Like a scolded child, I stick my tongue out at the back of his captain’s hat. “Then maybe you should make him call you dad.”

He swats my words away with a hand in the air and a grunt, quiet a minute before asking, “What’s your kid’s name?”

“Bennie.” This at least makes me smile. At the next historic stop, I pull a picture up on my phone. “Bennie Francine.”

Cap studies the photo then gives me a long look as he hands the phone back. “She looks like him.”

He says it like he’s talking about the weather. Like it’s raining, and he’s said it’s raining, and he’s waiting for me to agree about what a deluge of rain there is.
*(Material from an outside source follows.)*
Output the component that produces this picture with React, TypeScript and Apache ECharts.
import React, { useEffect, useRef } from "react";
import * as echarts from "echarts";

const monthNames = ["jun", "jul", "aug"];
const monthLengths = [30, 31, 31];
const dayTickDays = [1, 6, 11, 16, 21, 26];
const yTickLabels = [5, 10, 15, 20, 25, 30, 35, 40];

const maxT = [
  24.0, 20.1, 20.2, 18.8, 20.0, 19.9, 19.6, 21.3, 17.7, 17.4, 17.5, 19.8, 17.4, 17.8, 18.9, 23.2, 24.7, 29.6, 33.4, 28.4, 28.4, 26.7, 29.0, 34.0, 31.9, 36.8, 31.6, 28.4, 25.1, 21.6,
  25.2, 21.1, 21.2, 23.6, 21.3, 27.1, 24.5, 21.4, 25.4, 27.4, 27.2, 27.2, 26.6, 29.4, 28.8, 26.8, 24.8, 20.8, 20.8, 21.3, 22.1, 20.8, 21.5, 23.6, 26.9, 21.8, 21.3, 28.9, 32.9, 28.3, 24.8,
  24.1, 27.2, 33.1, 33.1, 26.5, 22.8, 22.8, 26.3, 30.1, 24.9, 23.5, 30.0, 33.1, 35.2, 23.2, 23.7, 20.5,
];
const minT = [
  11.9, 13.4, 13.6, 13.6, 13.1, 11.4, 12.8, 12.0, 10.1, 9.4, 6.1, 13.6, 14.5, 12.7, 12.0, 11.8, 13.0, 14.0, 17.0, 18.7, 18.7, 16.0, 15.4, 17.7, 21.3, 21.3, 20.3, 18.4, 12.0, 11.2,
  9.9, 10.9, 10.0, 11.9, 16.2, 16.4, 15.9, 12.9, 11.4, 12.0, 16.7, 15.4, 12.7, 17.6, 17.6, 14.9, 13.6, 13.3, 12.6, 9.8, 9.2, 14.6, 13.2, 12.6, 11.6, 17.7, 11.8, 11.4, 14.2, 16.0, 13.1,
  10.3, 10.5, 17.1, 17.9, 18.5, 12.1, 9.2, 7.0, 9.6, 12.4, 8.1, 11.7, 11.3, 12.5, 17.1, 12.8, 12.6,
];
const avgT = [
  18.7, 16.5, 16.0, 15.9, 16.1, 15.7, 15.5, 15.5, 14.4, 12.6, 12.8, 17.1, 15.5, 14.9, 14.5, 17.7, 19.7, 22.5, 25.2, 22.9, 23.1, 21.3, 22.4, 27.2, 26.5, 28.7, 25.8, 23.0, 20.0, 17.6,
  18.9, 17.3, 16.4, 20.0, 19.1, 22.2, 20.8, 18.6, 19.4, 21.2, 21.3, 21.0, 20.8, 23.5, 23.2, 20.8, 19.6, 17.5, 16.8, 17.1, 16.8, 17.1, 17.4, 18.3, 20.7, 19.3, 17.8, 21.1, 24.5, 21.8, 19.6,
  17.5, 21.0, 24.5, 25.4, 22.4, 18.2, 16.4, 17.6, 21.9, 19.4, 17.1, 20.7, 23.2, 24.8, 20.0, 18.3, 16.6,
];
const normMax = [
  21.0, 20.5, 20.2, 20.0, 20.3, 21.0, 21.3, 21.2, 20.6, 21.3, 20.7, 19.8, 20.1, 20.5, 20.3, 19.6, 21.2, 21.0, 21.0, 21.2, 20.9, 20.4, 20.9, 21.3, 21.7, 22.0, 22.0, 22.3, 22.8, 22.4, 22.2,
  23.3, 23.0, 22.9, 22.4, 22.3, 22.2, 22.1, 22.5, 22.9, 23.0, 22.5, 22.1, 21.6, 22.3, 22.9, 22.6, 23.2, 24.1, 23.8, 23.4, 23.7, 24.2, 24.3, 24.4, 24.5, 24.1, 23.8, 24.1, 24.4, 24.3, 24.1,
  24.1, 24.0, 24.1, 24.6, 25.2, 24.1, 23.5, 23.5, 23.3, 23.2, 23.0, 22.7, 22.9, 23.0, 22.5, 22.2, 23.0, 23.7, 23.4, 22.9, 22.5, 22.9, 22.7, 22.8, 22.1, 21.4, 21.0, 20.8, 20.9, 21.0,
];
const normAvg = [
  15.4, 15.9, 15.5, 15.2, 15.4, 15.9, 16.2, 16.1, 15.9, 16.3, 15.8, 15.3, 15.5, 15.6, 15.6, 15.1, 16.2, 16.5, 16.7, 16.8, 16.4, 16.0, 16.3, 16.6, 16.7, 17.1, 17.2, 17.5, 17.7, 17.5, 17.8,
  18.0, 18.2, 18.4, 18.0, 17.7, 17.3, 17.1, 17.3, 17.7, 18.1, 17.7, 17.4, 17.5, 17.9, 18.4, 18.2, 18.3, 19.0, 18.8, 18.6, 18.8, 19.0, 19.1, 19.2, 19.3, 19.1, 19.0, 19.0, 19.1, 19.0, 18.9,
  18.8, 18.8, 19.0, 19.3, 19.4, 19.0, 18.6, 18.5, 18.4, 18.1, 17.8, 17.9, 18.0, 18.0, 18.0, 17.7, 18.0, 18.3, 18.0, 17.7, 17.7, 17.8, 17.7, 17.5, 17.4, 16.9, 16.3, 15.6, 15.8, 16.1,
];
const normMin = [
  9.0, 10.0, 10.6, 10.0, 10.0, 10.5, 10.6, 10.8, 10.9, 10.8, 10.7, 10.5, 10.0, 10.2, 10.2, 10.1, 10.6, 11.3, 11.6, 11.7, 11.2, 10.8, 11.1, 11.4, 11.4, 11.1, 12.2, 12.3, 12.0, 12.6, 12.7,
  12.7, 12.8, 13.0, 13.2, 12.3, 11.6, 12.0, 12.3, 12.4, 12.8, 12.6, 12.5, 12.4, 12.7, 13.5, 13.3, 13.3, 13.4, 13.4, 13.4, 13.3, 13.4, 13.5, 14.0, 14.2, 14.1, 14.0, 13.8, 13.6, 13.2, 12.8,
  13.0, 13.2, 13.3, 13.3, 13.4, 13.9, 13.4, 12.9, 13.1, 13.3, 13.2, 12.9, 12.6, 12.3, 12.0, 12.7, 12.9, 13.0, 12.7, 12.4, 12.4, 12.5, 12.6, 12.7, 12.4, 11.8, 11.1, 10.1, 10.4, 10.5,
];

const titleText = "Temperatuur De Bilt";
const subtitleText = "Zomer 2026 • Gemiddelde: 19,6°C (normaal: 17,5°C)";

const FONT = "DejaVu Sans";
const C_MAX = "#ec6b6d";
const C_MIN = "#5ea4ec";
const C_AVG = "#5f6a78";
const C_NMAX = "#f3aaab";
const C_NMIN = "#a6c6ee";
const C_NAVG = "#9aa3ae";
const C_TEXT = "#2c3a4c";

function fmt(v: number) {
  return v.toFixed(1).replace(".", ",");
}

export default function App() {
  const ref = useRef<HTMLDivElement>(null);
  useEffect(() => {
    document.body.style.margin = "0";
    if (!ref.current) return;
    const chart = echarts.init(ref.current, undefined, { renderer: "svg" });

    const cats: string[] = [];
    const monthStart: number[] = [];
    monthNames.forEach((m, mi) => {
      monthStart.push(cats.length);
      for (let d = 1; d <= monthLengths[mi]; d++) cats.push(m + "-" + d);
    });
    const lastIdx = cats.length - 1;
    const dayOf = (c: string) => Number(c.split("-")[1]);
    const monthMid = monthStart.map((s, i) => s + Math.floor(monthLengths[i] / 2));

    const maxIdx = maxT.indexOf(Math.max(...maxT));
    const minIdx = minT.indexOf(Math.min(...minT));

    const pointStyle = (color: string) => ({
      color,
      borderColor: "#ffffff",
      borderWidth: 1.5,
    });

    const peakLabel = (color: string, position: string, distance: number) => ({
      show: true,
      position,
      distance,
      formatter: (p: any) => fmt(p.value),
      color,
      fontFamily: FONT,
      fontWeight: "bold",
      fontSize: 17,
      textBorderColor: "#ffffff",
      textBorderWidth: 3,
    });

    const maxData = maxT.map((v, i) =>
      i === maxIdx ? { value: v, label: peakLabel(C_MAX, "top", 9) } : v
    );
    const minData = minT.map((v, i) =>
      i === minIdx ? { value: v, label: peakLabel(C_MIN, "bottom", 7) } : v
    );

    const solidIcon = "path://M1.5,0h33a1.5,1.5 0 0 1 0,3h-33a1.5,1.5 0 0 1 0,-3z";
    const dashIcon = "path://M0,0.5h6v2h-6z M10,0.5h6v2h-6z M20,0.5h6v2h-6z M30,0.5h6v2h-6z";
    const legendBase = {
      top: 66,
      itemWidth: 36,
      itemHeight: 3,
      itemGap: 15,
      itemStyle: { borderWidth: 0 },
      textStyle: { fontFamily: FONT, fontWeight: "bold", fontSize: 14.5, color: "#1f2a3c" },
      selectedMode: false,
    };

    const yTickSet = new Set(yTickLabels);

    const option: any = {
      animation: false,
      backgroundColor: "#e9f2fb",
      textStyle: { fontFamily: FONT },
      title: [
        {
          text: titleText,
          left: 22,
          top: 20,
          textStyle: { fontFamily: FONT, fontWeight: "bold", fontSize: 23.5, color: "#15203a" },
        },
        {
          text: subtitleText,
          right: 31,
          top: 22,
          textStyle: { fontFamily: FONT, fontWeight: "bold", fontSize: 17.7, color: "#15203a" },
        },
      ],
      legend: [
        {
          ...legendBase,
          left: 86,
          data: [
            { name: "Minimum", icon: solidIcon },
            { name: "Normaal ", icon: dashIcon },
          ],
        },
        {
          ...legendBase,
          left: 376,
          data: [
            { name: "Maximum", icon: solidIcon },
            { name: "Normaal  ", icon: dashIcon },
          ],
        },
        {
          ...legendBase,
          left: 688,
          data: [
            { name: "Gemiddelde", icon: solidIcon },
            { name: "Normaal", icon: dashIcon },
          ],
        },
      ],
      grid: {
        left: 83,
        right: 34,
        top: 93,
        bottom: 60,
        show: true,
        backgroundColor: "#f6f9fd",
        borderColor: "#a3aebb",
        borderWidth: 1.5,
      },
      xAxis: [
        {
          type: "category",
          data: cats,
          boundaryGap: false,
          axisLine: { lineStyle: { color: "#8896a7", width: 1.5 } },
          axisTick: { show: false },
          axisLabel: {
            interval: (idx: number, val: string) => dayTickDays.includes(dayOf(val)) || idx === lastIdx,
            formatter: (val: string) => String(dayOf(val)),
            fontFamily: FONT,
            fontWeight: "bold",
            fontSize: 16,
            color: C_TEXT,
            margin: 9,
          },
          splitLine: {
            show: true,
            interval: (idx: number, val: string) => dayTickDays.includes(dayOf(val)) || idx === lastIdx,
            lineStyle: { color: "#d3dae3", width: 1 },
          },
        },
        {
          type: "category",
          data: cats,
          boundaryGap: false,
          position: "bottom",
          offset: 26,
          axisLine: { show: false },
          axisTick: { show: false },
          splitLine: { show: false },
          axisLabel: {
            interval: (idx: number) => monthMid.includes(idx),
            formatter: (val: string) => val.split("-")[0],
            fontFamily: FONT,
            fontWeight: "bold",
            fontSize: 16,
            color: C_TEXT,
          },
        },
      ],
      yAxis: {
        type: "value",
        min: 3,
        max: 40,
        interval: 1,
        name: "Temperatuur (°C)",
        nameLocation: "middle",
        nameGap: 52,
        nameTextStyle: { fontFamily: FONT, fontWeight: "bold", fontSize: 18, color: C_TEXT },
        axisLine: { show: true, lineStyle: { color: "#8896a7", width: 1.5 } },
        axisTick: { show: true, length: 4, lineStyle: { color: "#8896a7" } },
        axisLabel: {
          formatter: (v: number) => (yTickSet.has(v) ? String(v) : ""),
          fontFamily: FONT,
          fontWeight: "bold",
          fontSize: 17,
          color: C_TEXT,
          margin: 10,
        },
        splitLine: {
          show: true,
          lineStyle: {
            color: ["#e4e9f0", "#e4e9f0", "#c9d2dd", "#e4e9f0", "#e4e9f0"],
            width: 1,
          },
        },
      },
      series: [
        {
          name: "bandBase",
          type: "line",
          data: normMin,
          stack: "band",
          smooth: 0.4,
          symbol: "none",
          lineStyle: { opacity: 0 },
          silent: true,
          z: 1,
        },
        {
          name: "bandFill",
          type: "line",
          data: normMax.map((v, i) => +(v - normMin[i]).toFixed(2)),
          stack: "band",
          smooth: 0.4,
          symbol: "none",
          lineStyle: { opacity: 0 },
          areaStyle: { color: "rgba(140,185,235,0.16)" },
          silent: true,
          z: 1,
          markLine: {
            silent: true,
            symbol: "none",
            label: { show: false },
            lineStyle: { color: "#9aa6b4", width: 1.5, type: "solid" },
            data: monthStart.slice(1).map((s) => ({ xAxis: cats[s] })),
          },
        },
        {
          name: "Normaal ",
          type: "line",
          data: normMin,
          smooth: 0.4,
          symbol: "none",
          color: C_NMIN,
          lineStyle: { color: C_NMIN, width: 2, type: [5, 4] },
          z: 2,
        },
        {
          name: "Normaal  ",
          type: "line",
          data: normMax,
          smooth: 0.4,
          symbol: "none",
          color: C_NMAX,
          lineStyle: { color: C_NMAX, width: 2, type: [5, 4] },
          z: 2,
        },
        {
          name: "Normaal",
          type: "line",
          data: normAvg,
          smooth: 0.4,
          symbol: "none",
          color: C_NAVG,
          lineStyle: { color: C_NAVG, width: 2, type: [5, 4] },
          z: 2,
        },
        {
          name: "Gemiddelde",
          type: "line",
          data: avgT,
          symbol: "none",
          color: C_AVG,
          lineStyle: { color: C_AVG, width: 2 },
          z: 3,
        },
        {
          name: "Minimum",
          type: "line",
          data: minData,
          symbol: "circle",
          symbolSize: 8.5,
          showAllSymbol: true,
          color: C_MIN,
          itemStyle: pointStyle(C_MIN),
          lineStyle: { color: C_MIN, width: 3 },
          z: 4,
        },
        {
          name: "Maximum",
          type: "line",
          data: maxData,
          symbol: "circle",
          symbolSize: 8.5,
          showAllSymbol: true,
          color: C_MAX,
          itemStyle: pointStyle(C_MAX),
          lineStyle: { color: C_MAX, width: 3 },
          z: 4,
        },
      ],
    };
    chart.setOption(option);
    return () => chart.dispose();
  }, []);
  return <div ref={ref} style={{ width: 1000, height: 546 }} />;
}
I want to whack him over the head with his cane.

“Shhh,” I hush. “I can’t hear.”

Nash points to a stone pineapple that looks more like a pinecone, saying something about hospitality before making a joke about our ears popping because we’ve reached the highest point in the city at some number of inches above sea level.
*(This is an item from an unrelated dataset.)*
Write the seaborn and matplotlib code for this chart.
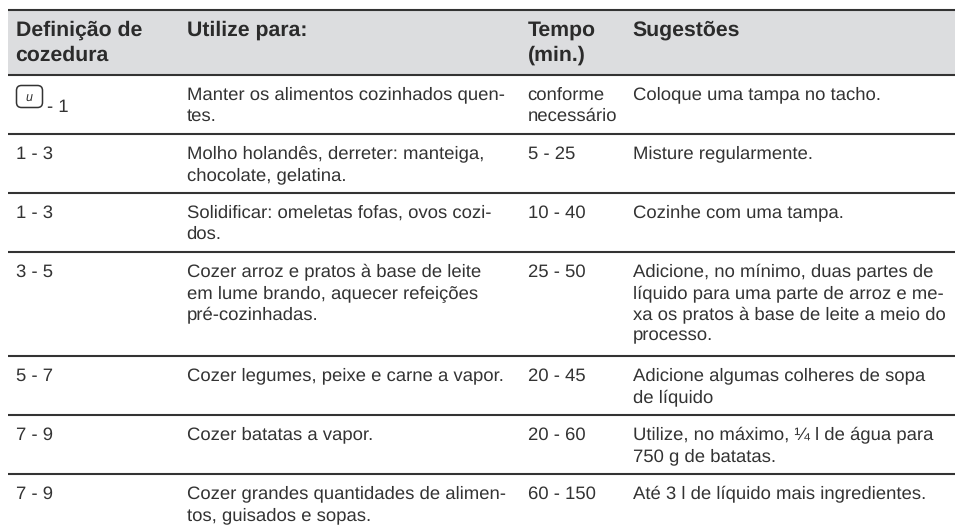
import matplotlib
matplotlib.use('Agg')
import matplotlib.pyplot as plt
import seaborn as sns
from matplotlib.patches import FancyBboxPatch

# table contents
headers = [['Definição de', 'cozedura'], ['Utilize para:'], ['Tempo', '(min.)'], ['Sugestões']]
settings = [['- 1'], ['1 - 3'], ['1 - 3'], ['3 - 5'], ['5 - 7'], ['7 - 9'], ['7 - 9']]
uses = [
    ['Manter os alimentos cozinhados quen-', 'tes.'],
    ['Molho holandês, derreter: manteiga,', 'chocolate, gelatina.'],
    ['Solidificar: omeletas fofas, ovos cozi-', 'dos.'],
    ['Cozer arroz e pratos à base de leite', 'em lume brando, aquecer refeições', 'pré-cozinhadas.'],
    ['Cozer legumes, peixe e carne a vapor.'],
    ['Cozer batatas a vapor.'],
    ['Cozer grandes quantidades de alimen-', 'tos, guisados e sopas.'],
]
times = [['conforme', 'necessário'], ['5 - 25'], ['10 - 40'], ['25 - 50'], ['20 - 45'], ['20 - 60'], ['60 - 150']]
tips = [
    ['Coloque uma tampa no tacho.'],
    ['Misture regularmente.'],
    ['Cozinhe com uma tampa.'],
    ['Adicione, no mínimo, duas partes de', 'líquido para uma parte de arroz e me-', 'xa os pratos à base de leite a meio do', 'processo.'],
    ['Adicione algumas colheres de sopa', 'de líquido'],
    ['Utilize, no máximo, ¼ l de água para', '750 g de batatas.'],
    ['Até 3 l de líquido mais ingredientes.'],
]

# layout in pixels
col_x = [15.5, 186.5, 527.5, 632.5]
left, right = 8, 955
top, head_bottom = 10, 75
row_lines = [134, 193, 252, 356, 415, 474]
row_tops = [head_bottom] + row_lines
text_color = '#333333'
line_color = '#333333'
line_h = 21.4

sns.set_theme(style='white')
plt.rcParams['font.family'] = ['Liberation Sans', 'DejaVu Sans']
plt.rcParams['text.hinting'] = 'no_hinting'
plt.rcParams['text.hinting_factor'] = 8

fig, ax = plt.subplots(figsize=(9.55, 5.28), dpi=100)
ax.set_position([0, 0, 1, 1])
ax.set_xlim(0, 955)
ax.set_ylim(528, 0)
ax.axis('off')

# header band and rules
ax.fill_between([left, right], top, head_bottom, color='#dcdddf', lw=0, zorder=0)
ax.hlines([top, head_bottom], left, right, color=line_color, lw=1.5)
ax.hlines(row_lines, left, right, color=line_color, lw=1.5)

for x, lines in zip(col_x, headers):
    for i, s in enumerate(lines):
        ax.text(x, 36 + i * 24.3, s, fontsize=15.3, fontweight='bold', color='#2b2b2b', va='baseline')

for col, x in zip([settings, uses, times, tips], col_x):
    for y0, lines in zip(row_tops, col):
        for i, s in enumerate(lines):
            ax.text(x, y0 + 24.5 + i * line_h, s, fontsize=13.3, color=text_color, va='baseline')

# standby symbol in front of "- 1"
symbol_label = ax.texts[[t.get_text() for t in ax.texts].index('- 1')]
symbol_label.set_x(47)
symbol_label.set_y(112)
ax.add_patch(FancyBboxPatch((20, 89), 19, 15, boxstyle='round,pad=3.5,rounding_size=5',
                            fc='white', ec='#333333', lw=1.1))
ax.text(29, 99, 'u', fontsize=9, style='italic', color='#333333', ha='center', va='center')

fig.savefig('out.png', dpi=100)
Nothing he’s spewing registers in my brain as I look at him.

Him. Nash. Telling stories like he used to all those years ago.
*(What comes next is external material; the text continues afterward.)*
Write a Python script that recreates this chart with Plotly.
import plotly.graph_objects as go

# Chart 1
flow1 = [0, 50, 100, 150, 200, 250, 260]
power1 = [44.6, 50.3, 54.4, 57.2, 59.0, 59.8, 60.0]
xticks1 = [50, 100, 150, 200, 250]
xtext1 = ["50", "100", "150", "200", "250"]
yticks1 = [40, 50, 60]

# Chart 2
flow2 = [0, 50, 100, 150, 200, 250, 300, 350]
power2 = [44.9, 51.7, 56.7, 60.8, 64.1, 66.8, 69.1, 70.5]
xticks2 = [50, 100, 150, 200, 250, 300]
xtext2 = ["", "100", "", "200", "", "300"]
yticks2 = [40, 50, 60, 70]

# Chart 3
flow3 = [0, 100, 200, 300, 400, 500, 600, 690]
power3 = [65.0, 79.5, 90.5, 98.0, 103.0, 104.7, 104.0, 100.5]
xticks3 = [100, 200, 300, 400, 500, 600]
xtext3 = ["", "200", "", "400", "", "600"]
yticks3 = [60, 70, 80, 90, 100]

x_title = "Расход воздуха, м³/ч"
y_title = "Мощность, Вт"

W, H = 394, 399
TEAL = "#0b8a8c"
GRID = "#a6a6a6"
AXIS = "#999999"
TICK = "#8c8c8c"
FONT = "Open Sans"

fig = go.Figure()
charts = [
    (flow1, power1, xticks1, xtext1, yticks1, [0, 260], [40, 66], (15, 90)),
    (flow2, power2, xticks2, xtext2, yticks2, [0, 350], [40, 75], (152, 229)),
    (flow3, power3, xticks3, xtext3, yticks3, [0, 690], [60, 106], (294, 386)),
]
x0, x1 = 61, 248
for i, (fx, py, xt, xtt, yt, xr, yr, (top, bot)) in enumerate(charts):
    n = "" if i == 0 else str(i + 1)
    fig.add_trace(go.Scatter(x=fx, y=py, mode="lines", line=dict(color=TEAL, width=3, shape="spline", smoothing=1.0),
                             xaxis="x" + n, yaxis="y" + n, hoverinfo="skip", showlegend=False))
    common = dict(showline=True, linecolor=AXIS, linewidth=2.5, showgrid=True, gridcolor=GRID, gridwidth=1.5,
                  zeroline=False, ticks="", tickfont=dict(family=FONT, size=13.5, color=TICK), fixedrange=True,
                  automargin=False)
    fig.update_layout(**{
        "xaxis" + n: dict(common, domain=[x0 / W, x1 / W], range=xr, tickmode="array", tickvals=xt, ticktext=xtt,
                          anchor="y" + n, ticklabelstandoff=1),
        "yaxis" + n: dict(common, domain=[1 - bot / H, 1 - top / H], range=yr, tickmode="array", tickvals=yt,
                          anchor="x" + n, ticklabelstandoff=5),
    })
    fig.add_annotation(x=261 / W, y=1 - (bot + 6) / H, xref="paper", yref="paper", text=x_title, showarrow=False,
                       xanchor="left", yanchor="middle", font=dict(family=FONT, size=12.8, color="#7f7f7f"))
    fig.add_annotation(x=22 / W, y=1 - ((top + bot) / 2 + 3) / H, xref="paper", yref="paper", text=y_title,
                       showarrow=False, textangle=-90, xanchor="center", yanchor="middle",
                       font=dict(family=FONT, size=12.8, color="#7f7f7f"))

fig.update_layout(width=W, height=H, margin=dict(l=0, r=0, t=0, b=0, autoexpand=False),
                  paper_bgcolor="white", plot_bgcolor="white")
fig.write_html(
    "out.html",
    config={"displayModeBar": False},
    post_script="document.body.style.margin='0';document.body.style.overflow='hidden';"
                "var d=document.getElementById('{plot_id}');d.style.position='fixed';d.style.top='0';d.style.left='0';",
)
Even if the air wasn’t thick enough to cut with a knife and I wasn’t buttoned up in a flannel body bag, I’d be sweating.

A horse-drawn buggy clods down the street and pauses next to us, Chucktown Wagon Tours written in an elegant script on the side.

The blond woman standing at the front holding the reins smiles wide at Nash, clicking her tongue at the horse before saying to the people in the wagon, “For those of y’all who prefer wearing yourselves out on vacation, Mr. Fletcher here’s the man for the job. ”

Nash chuckles and gestures to the woman. “Folks, don’t listen to Miss Emma, she’s leaving out the snacks and drinks you’d miss out on.” He blows into his harmonica, and it lifts the hair on the back of my neck. “And live entertainment.”

“Hope y’all brought your earplugs.” Emma’s smile widens as she gently slaps the reins. “See you later, Nashy.”

Her Nashy makes me pause—that’s a term of endearment if there ever was one.

But it’s his response of “I’m sure you will” that turns my spine to stone. They know each other beyond passing through these historic streets. Intimately.

Good for them—great even. He should be with someone. I’m with someone. I love someone. I love someone so much I’m marrying them.

I wonder if he loves her, I think.

Only I don’t think it, I say it, because Cap says, “Thought he was infuriating?”

“He is.” I clear my throat, watching the buggy—mostly Emma—the entire time they clod away.

She’s spewing facts and smiling, and the people in the carriage laugh.

Her skin is dewy from the humidity in a way that makes her cute and my mortal enemy.

“I feel bad for her is all. She must not realize what he is yet.”

I wonder how they met and how long they’ve been together.

A poke at the rim of my hat and a crotchety “We going?” drags my attention away from her.

“Sorry,” I mumble.

“This ale house dates back to the early 1800s,” Nash says, opening a door at a restaurant as we approach. “We’ll taste a local brew from over on John’s Island and have one of my favorite southern snacks.”

I tuck my chin as I pass him. This isn’t roadside service like the last stop; we’re going inside.

At a cluster of reserved tables, I beeline to the farthest in the back, knocking Cap into chairs and tables, making him swear as I go. A family of four snags it before I can.

Dammit.

The only seats are up front . . . where Nash is standing.

“For those of you not from the South,” Nash explains as a server comes around with small glasses of beer and paper baskets. “You are looking at the official State Snack Food of South Carolina, and one of my favorite treats, the boiled peanut.”

The kids from the family of four gag at the notion of such a food, clearly from anywhere but the South. I’d laugh if anything was funny.